Yes, that illustration was a staple for Bantam's Bradbury for many, many years... and I love it dearly. It suits Ray to a "t", with his love of dinosaurs (which is how he and Ray Harryhausen became such friends), his magical Martian landscapes, the Gothic underlying of so many of his tales... even the fevered prose of much of his early work, which often crossed the boundaries between prose and poetry. I still treasure those old editions of his tales, and pick up any I don't already own whenever I have a chance....
(They even used it with the anthology he edited, Timeless Stories for Today and Tomorrow -- which is really quite a wonderful collection of tales, which also openly displays some of Ray's primary influences -- though I don't believe they ever did so for another anthology he edited, The Circus of Dr. Lao and Other Improbable Stories.)
Thanks for bringing this one in... oh, how it brings back such wonderful memories.....
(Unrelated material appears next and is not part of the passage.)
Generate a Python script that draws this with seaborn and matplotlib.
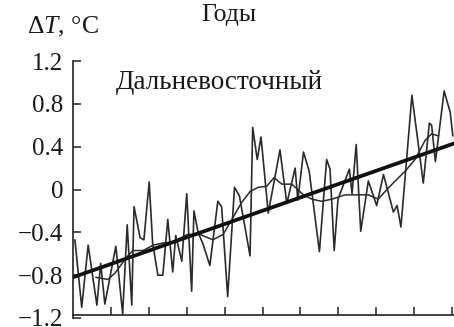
import matplotlib
matplotlib.use("Agg")
import matplotlib.pyplot as plt
import seaborn as sns
import pandas as pd

# ---- data ----
annual_years = [1900.5, 1902.3, 1904.0, 1906.3, 1907.3, 1908.4, 1911.3, 1913.1, 1914.3, 1915.5,
                1916.1, 1917.7, 1918.7, 1920.1, 1921.0, 1922.4, 1923.7, 1925.0, 1926.3, 1927.1,
                1928.7, 1930.0, 1931.3, 1931.9, 1933.0, 1934.3, 1936.1, 1938.2, 1939.2, 1940.8,
                1942.6, 1943.9, 1946.7, 1947.4, 1948.6, 1949.6, 1951.5, 1954.6, 1956.4, 1958.6,
                1959.3, 1960.8, 1962.3, 1965.0, 1966.9, 1967.8, 1968.9, 1969.9, 1972.9, 1973.6,
                1974.7, 1975.9, 1977.9, 1980.1, 1981.9, 1984.5, 1985.5, 1986.5, 1988.0, 1989.4,
                1992.4, 1994.0, 1994.6, 1995.6, 1997.9, 1999.5, 2000.2]
annual_dt = [-0.47, -1.10, -0.52, -1.08, -0.69, -1.07, -0.53, -1.16, -0.33, -1.08,
             -0.16, -0.45, -0.47, 0.07, -0.50, -0.80, -0.80, -0.28, -0.77, -0.43,
             -0.67, -0.04, -0.95, -0.20, -0.40, -0.51, -0.71, -0.11, -0.16, -1.00,
             0.02, -0.06, -0.62, 0.58, 0.28, 0.49, -0.22, 0.37, -0.13, 0.20,
             -0.10, 0.35, 0.17, -0.58, 0.28, 0.19, -0.57, -0.09, 0.19, -0.04,
             0.42, -0.39, 0.08, -0.15, 0.14, -0.21, -0.15, -0.35, 0.28, 0.88,
             0.06, 0.62, 0.60, 0.26, 0.92, 0.72, 0.50]

smooth_years = [1906.0, 1909.2, 1911.1, 1914.2, 1915.8, 1918.5, 1921.1, 1923.7, 1926.4, 1930.1,
                1933.5, 1936.9, 1939.6, 1941.9, 1944.5, 1946.7, 1948.8, 1951.1, 1953.0, 1955.1,
                1957.7, 1960.8, 1963.0, 1965.6, 1968.3, 1971.8, 1975.3, 1977.9, 1980.5, 1982.3,
                1985.0, 1987.6, 1990.2, 1992.9, 1994.6, 1996.4]
smooth_dt = [-0.82, -0.84, -0.78, -0.63, -0.57, -0.57, -0.52, -0.50, -0.49, -0.42,
             -0.42, -0.47, -0.42, -0.28, -0.12, -0.02, 0.02, 0.03, 0.11, 0.05,
             0.05, -0.05, -0.09, -0.11, -0.09, -0.05, -0.05, -0.05, -0.09, -0.02,
             0.08, 0.17, 0.28, 0.46, 0.52, 0.50]

trend_years = [1900.0, 2000.5]
trend_dt = [-0.82, 0.43]

y_ticks = [1.2, 0.8, 0.4, 0.0, -0.4, -0.8, -1.2]
y_tick_labels = ["1.2", "0.8", "0.4", "0", "\u22120.4", "\u22120.8", "\u22121.2"]
x_ticks = [1910, 1920, 1930, 1940, 1950, 1960, 1970, 1980, 1990, 2000]

title_text = "Дальневосточный"
x_label = "Годы"
y_label = r"$\Delta T$, °C"

# ---- styling ----
sns.set_theme(style="white")
plt.rcParams["font.family"] = ["Liberation Serif", "DejaVu Serif"]
plt.rcParams["mathtext.fontset"] = "custom"
plt.rcParams["mathtext.rm"] = "Liberation Serif"
plt.rcParams["mathtext.it"] = "Liberation Serif:italic"

W, H = 454, 327
fig = plt.figure(figsize=(W / 100, H / 100), dpi=100)
fig.patch.set_facecolor("white")
ax = fig.add_axes([73 / W, 1 - 318 / H, (454 - 73) / W, (318 - 61) / H])
ax.set_facecolor("white")

df_a = pd.DataFrame({"year": annual_years, "dt": annual_dt})
df_s = pd.DataFrame({"year": smooth_years, "dt": smooth_dt})
df_t = pd.DataFrame({"year": trend_years, "dt": trend_dt})

line_col = "#2b2b2b"
sns.lineplot(data=df_a, x="year", y="dt", ax=ax, color=line_col, lw=1.2, estimator=None)
sns.lineplot(data=df_s, x="year", y="dt", ax=ax, color=line_col, lw=1.1, estimator=None)
sns.lineplot(data=df_t, x="year", y="dt", ax=ax, color="#111111", lw=2.7, estimator=None)

ax.set_xlim(1900, 2000.5)
ax.set_ylim(-1.2, 1.2)
ax.set_xlabel("")
ax.set_ylabel("")

for s in ["top", "right"]:
    ax.spines[s].set_visible(False)
ax.spines["left"].set_color("#222222")
ax.spines["left"].set_linewidth(1.2)
ax.spines["bottom"].set_color("#222222")
ax.spines["bottom"].set_linewidth(1.2)
ax.spines["bottom"].set_position(("data", -1.17))

ax.set_yticks(y_ticks)
ax.set_yticklabels(y_tick_labels)
ax.set_xticks(x_ticks)
ax.set_xticklabels([])
ax.tick_params(axis="y", direction="in", length=6, width=1.1, color="#222222",
               left=True, pad=7, labelsize=18, labelcolor="#1a1a1a")
ax.tick_params(axis="x", direction="in", length=6, width=1.1, color="#222222",
               bottom=True)

fig.text(116 / W, 1 - 89 / H, title_text, fontsize=19.5, color="#1a1a1a",
         ha="left", va="baseline")
fig.text(229 / W, 1 - 21 / H, x_label, fontsize=18.5, color="#1a1a1a",
         ha="center", va="baseline")
fig.text(27 / W, 1 - 33 / H, y_label, fontsize=18.5, color="#1a1a1a",
         ha="left", va="baseline")

fig.savefig("out.png", dpi=100, facecolor="white")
"Kids these days" are bombarded with images, and I don't suppose these two examples of art would exert the fascination that they exerted on some of us older readers. It seems likely to me that seeing portions, at least, of Zallinger's art as a youngster did much to propel me towards science fiction and fantasy ever after. Thus, when seeing the Bradbury image later on, an imaginative association could be felt.
By the way, if the Zallinger art means as much to you as it does to me, you might want to look out for this book
which presents the mural as a foldout about 5 feet long. It is just a little bit disappointing to me in that the image seems, at least 'round about the brontosaurus section, a tad too dark; but it's nice to be able to see Zallinger's art in this format.
I do wonder if Ellis was consciously influenced by the Zallinger mural.